The more laws are made, the more criminals appear.

Therefore, the sage says:

Do not act, and the people will transform themselves.

Love stillness, and the people will govern themselves.

Do not toil, and the people will become rich.

Desire nothing, and the people’s lives will be easy.


Everyone under the sun says that my teaching is profound,

Familiar, yet not familiar.

Truly, man is ancient. This is why he is confused –  familiar, not familiar, familiar.

In ancient times, man was more refined.

I have three treasures.

I hold to them and preserve them.

First, I refer to the heart.

Second, I refer to thrift.

Third, I refer to not presuming to put myself first.

Courage comes from the heart.

Generosity comes from frugality.

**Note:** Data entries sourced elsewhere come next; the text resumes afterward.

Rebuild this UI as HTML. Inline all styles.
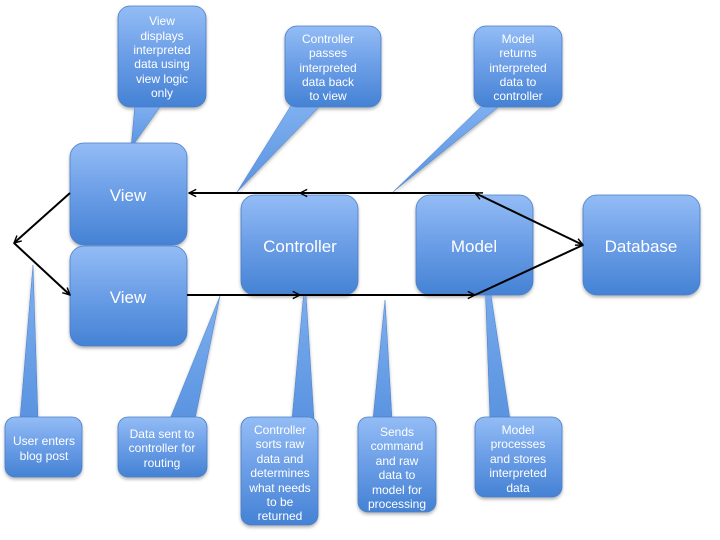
<!DOCTYPE html>
<html><head><meta charset="utf-8"><style>
html,body{margin:0;padding:0;background:#fff}
svg{display:block}
text{font-family:"Liberation Sans",sans-serif;fill:#fff;text-anchor:middle}
</style></head><body>
<svg width="720" height="540" viewBox="0 0 720 540">
<defs>
<linearGradient id="g" x1="0" y1="0" x2="0" y2="1">
<stop offset="0" stop-color="#93bcf5"/><stop offset="0.5" stop-color="#6a9de6"/><stop offset="1" stop-color="#4582d4"/></linearGradient>
<linearGradient id="gp" x1="0" y1="0" x2="0" y2="1">
<stop offset="0" stop-color="#7fb0f0"/><stop offset="1" stop-color="#5a93e0"/></linearGradient>
<filter id="s" x="-20%" y="-20%" width="140%" height="140%"><feDropShadow dx="0" dy="2" stdDeviation="1.5" flood-color="#000" flood-opacity="0.3"/></filter>
<marker id="a" viewBox="0 0 10 10" refX="9" refY="5" markerWidth="9" markerHeight="9" orient="auto-start-reverse" markerUnits="userSpaceOnUse"><path d="M1,1 L9,5 L1,9" fill="none" stroke="#000" stroke-width="1.6"/></marker>
</defs>
<g filter="url(#s)">
<!-- pointers -->
<g fill="url(#gp)" stroke="#4a7fc8" stroke-width="0.5">
<polygon points="135,104 162,104 131,148"/>
<polygon points="292,104 322,104 237,192"/>
<polygon points="484,104 502,104 393,192"/>
<polygon points="20,419 38,419 33,265"/>
<polygon points="170,419 195,419 220,296"/>
<polygon points="292,419 314,419 305,280"/>
<polygon points="373,419 392,419 385,300"/>
<polygon points="490,419 510,419 484,250"/>
</g>
<g fill="url(#g)" stroke="#4a7fc8" stroke-width="0.8">
<rect x="70" y="143" width="117" height="102" rx="14"/>
<rect x="70" y="246" width="117" height="100" rx="14"/>
<rect x="241" y="195" width="117" height="100" rx="14"/>
<rect x="416" y="195" width="117" height="100" rx="14"/>
<rect x="583" y="195" width="117" height="100" rx="14"/>
<rect x="118" y="6" width="88" height="101" rx="12"/>
<rect x="285" y="26" width="96" height="81" rx="12"/>
<rect x="474" y="26" width="88" height="81" rx="12"/>
<rect x="5" y="417" width="77" height="60" rx="10"/>
<rect x="118" y="417" width="89" height="60" rx="10"/>
<rect x="241" y="417" width="77" height="108" rx="10"/>
<rect x="358" y="417" width="78" height="95" rx="10"/>
<rect x="475" y="417" width="87" height="80" rx="10"/>
</g>
</g>
<g font-size="17">
<text x="128" y="201">View</text>
<text x="128" y="303">View</text>
<text x="300" y="252">Controller</text>
<text x="474" y="252">Model</text>
<text x="641" y="252">Database</text>
</g>
<g font-size="12">
<text x="162" y="25">View</text><text x="162" y="40">displays</text><text x="162" y="54">interpreted</text><text x="162" y="68">data using</text><text x="162" y="83">view logic</text><text x="162" y="97">only</text>
<text x="328" y="43">Controller</text><text x="328" y="57">passes</text><text x="328" y="72">interpreted</text><text x="328" y="86">data back</text><text x="328" y="100">to view</text>
<text x="518" y="43">Model</text><text x="518" y="57">returns</text><text x="518" y="72">interpreted</text><text x="518" y="86">data to</text><text x="518" y="100">controller</text>
<text x="44" y="445">User enters</text><text x="44" y="460">blog post</text>
<text x="162" y="438">Data sent to</text><text x="162" y="452">controller for</text><text x="162" y="467">routing</text>
<text x="280" y="434">Controller</text><text x="280" y="448">sorts raw</text><text x="280" y="463">data and</text><text x="280" y="477">determines</text><text x="280" y="492">what needs</text><text x="280" y="506">to be</text><text x="280" y="520">returned</text>
<text x="397" y="436">Sends</text><text x="397" y="450">command</text><text x="397" y="465">and raw</text><text x="397" y="479">data to</text><text x="397" y="494">model for</text><text x="397" y="508">processing</text>
<text x="518" y="434">Model</text><text x="518" y="448">processes</text><text x="518" y="463">and stores</text><text x="518" y="477">interpreted</text><text x="518" y="492">data</text>
</g>
<g stroke="#000" stroke-width="2" fill="none">
<line x1="475" y1="193" x2="189" y2="193" marker-end="url(#a)"/>
<line x1="310" y1="193" x2="300" y2="193" marker-end="url(#a)"/>
<line x1="187" y1="295" x2="300" y2="295"/>
<line x1="280" y1="295" x2="300" y2="295" marker-end="url(#a)"/>
<line x1="300" y1="295" x2="475" y2="295" marker-end="url(#a)"/>
<line x1="475" y1="193" x2="583" y2="245" marker-start="url(#a)" marker-end="url(#a)"/>
<line x1="475" y1="295" x2="583" y2="245"/>
<line x1="70" y1="193" x2="14" y2="243" marker-end="url(#a)"/>
<line x1="14" y1="243" x2="70" y2="295" marker-end="url(#a)"/>
</g>
</svg>
</body></html>
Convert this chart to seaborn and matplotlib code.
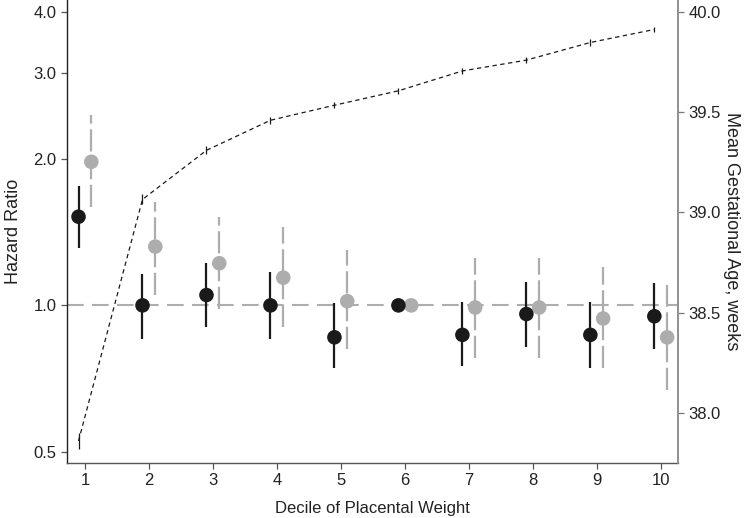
import numpy as np
import pandas as pd
import matplotlib
matplotlib.use("Agg")
import matplotlib.pyplot as plt
import seaborn as sns

# ---- data ----
deciles = [1, 2, 3, 4, 5, 6, 7, 8, 9, 10]

hr_black = [1.52, 1.00, 1.05, 1.00, 0.86, 1.00, 0.87, 0.96, 0.87, 0.95]
hr_black_lo = [1.31, 0.853, 0.903, 0.853, 0.744, 1.00, 0.751, 0.821, 0.744, 0.814]
hr_black_hi = [1.757, 1.16, 1.222, 1.171, 1.011, 1.00, 1.016, 1.117, 1.016, 1.111]

hr_gray = [1.97, 1.32, 1.22, 1.14, 1.02, 1.00, 0.99, 0.99, 0.94, 0.86]
hr_gray_lo = [1.592, 1.05, 0.983, 0.903, 0.814, 1.00, 0.78, 0.78, 0.744, 0.67]
hr_gray_hi = [2.458, 1.63, 1.518, 1.448, 1.299, 1.00, 1.251, 1.25, 1.199, 1.10]

ga_mean = [37.86, 39.065, 39.31, 39.46, 39.535, 39.607, 39.706, 39.76, 39.848, 39.913]
ga_err = [0.04, 0.025, 0.02, 0.018, 0.016, 0.016, 0.015, 0.015, 0.016, 0.014]

left_ticks = [0.5, 1.0, 2.0, 3.0, 4.0]
left_ticklabels = ["0.5", "1.0", "2.0", "3.0", "4.0"]
right_ticks = [38.0, 38.5, 39.0, 39.5, 40.0]

# ---- style ----
sns.set_theme(style="ticks")
plt.rcParams['font.family'] = ['Liberation Sans', 'DejaVu Sans']
txt = "#222222"

fig = plt.figure(figsize=(7.51, 5.18), dpi=100)
ax = fig.add_axes([67/751, 55/518, (678-67)/751, 463/518])
ax2 = ax.twinx()

black = "#1a1a1a"
gray = "#adadad"
off = 0.1

df = pd.DataFrame({
    "decile": deciles,
    "hr_black": hr_black, "b_lo": hr_black_lo, "b_hi": hr_black_hi,
    "hr_gray": hr_gray, "g_lo": hr_gray_lo, "g_hi": hr_gray_hi,
    "ga": ga_mean, "ga_err": ga_err,
})
df["xb"] = df["decile"] - off
df["xg"] = df["decile"] + off

ax.set_yscale("log")

# reference line
ax.axhline(1.0, color=gray, lw=1.5, dashes=(8, 4), zorder=1)

# error bars
ax.vlines(df["xb"], df["b_lo"], df["b_hi"], color=black, lw=1.6, zorder=2)
ax.vlines(df["xg"], df["g_lo"], df["g_hi"], color=gray, lw=1.6,
          linestyles=(0, (10, 2.5)), zorder=2)

sns.scatterplot(data=df, x="xb", y="hr_black", ax=ax, color=black, s=110,
                edgecolor="none", zorder=4, legend=False)
sns.scatterplot(data=df, x="xg", y="hr_gray", ax=ax, color=gray, s=110,
                edgecolor="none", zorder=3, legend=False)

ax.set_xlim(0.72, 10.27)
ax.set_ylim(0.475, 4.23)
ax.yaxis.set_major_locator(matplotlib.ticker.FixedLocator(left_ticks))
ax.yaxis.set_major_formatter(matplotlib.ticker.FixedFormatter(left_ticklabels))
ax.yaxis.set_minor_locator(matplotlib.ticker.NullLocator())
ax.set_xticks(deciles)
ax.set_xticklabels([str(d) for d in deciles])

# gestational age line
sns.lineplot(data=df, x="xb", y="ga", ax=ax2, color=black, lw=0.9,
             dashes=False, legend=False)
ax2.lines[-1].set_dashes((3.5, 2.8))
ax2.vlines(df["xb"], df["ga"] - df["ga_err"], df["ga"] + df["ga_err"],
           color=black, lw=0.9)
ax2.set_ylim(37.75, 40.06)
ax2.set_yticks(right_ticks)
ax2.set_yticklabels([f"{v:.1f}" for v in right_ticks])

# labels
ax.set_xlabel("Decile of Placental Weight", fontsize=12, color=txt, labelpad=9)
ax.set_ylabel("Hazard Ratio", fontsize=13, color=txt, labelpad=8)
ax2.set_ylabel("Mean Gestational Age, weeks", fontsize=13, color=txt,
               rotation=270, labelpad=14)

for a in (ax, ax2):
    a.tick_params(labelsize=12, colors=txt, length=4, width=0.9)
    a.spines["top"].set_visible(False)
ax.tick_params(axis="both", color="#555555")
ax2.tick_params(axis="y", color="#777777")
ax.spines["left"].set_color("#222222")
ax.spines["bottom"].set_color("#555555")
ax.spines["right"].set_visible(False)
ax2.spines["left"].set_visible(False)
ax2.spines["bottom"].set_visible(False)
ax2.spines["right"].set_color("#888888")
for s in ("left", "bottom"):
    ax.spines[s].set_linewidth(1.0)
ax2.spines["right"].set_linewidth(1.3)
ax2.set_xlabel("")

fig.savefig("out.png", dpi=100)
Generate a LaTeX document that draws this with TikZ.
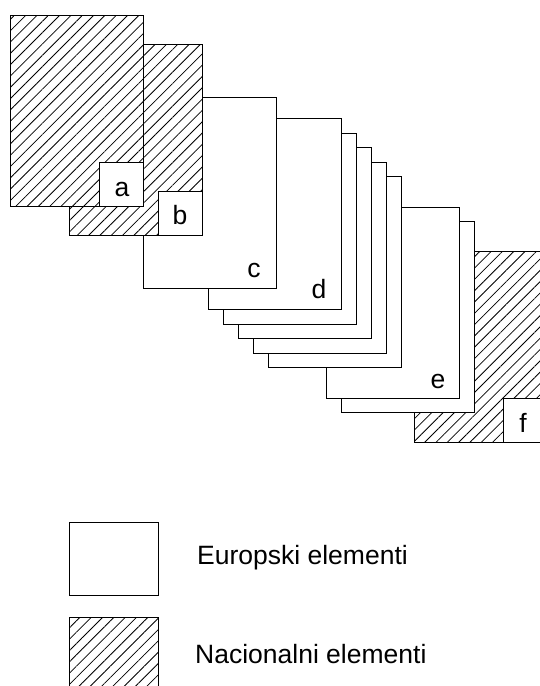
\documentclass[tikz,border=0pt]{standalone}
\usepackage{fontspec}
\setmainfont{Liberation Sans}
\usetikzlibrary{patterns.meta,positioning}

\tikzset{
    sheet/.style={draw, line width=1pt, fill=white, anchor=north west, inner sep=0pt,
        minimum width=133pt, minimum height=191pt},
    national/.style={sheet, postaction={pattern={Lines[angle=45,distance=8pt,line width=0.8pt]}}},
    tag/.style={draw, line width=1pt, fill=white, anchor=south east, inner sep=0pt, minimum size=44pt},
    letter/.style={anchor=base, inner sep=0pt, font=\fontsize{26.5}{30}\selectfont},
}

\begin{document}
\begin{tikzpicture}[x=1pt, y=-1pt]
    \useasboundingbox (0,0) rectangle (540,686);
    \clip (0,0) rectangle (540,686);

    % back to front
    \node[national] (f) at (414,251) {};
    \node[tag] (tf) at (f.south east) {};
    \node[sheet] (e2) at (341,221) {};
    \node[sheet] (e) at (326,207) {};
    \node[sheet] (d5) at (268,176) {};
    \node[sheet] (d4) at (253,162) {};
    \node[sheet] (d3) at (238,147) {};
    \node[sheet] (d2) at (223,133) {};
    \node[sheet] (d) at (208,118) {};
    \node[sheet] (c) at (143,97) {};
    \node[national] (b) at (69,44) {};
    \node[tag] (tb) at (b.south east) {};
    \node[national] (a) at (10,15) {};
    \node[tag] (ta) at (a.south east) {};

    \node[letter] (la) at ([shift={(-22,-11)}]a.south east) {a};
    \node[letter] (lb) at ([shift={(-23,-12)}]b.south east) {b};
    \node[letter] (lc) at ([shift={(-23,-12)}]c.south east) {c};
    \node[letter] (ld) at ([shift={(-23,-12)}]d.south east) {d};
    \node[letter] (le) at ([shift={(-22,-11)}]e.south east) {e};
    \node[letter] (lf) at ([shift={(-25,-11)}]f.south east) {f};

    % legend
    \node[sheet, minimum width=89pt, minimum height=73pt] (keyeu) at (69,522) {};
    \node[national, minimum width=89pt, minimum height=73pt] (keynat) at (69,617) {};
    \node[letter, anchor=base west] (txteu) at (197,564) {Europski elementi};
    \node[letter, anchor=base west] (txtnat) at (195,663) {Nacionalni elementi};
\end{tikzpicture}
\end{document}
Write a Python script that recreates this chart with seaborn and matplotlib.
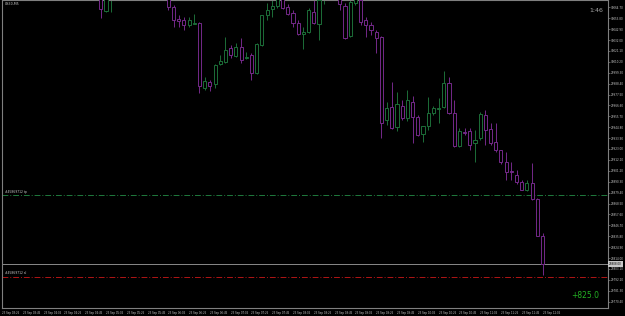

Everything that one needs to succeed comes from

Not daring to put oneself first.

Today thrift and love have been abandoned, … [missing text]


The best warrior is not violent.

The best fighter is not enslaved by rage.

The victorious opponent is dispassionate.

The best leader submits (to those he leads).

This is called the power of influence.

Truly, since antiquity this has been called the celestial marriage.

The Book of the Right Way of Laozi – 74.


The people don’t fear death.
What a burden is the fear of death.
But even if people were to fear death
And an executioner were willing
Who would dare
To execute such a criminal plan.
Yet the state has always punished murder with murder,
Assuming responsibility for killing from death itself.
Trying to supplant nature is like trying to supplant the master carpenter.
The man who tries to supplant the master carpenter
Is unlikely not to hurt his hand!


The Book of the Right Way of Laozi – 70.


My teaching is very easy to understand,
Very simple to follow.
Yet no one in the universe is able to know
Or follow it.
My teaching is primordial (or archetypal).
This is my authority.
Truly, humanity does not know this teaching.
Truly, therefore, they do not know me.
I am known by very few,
Yet he who knows me knows that which is precious (and thereby becomes precious or noble).
Truly, therefore, the sage,
By wearing coarse cloth, cherishes the jade within his heart-mind.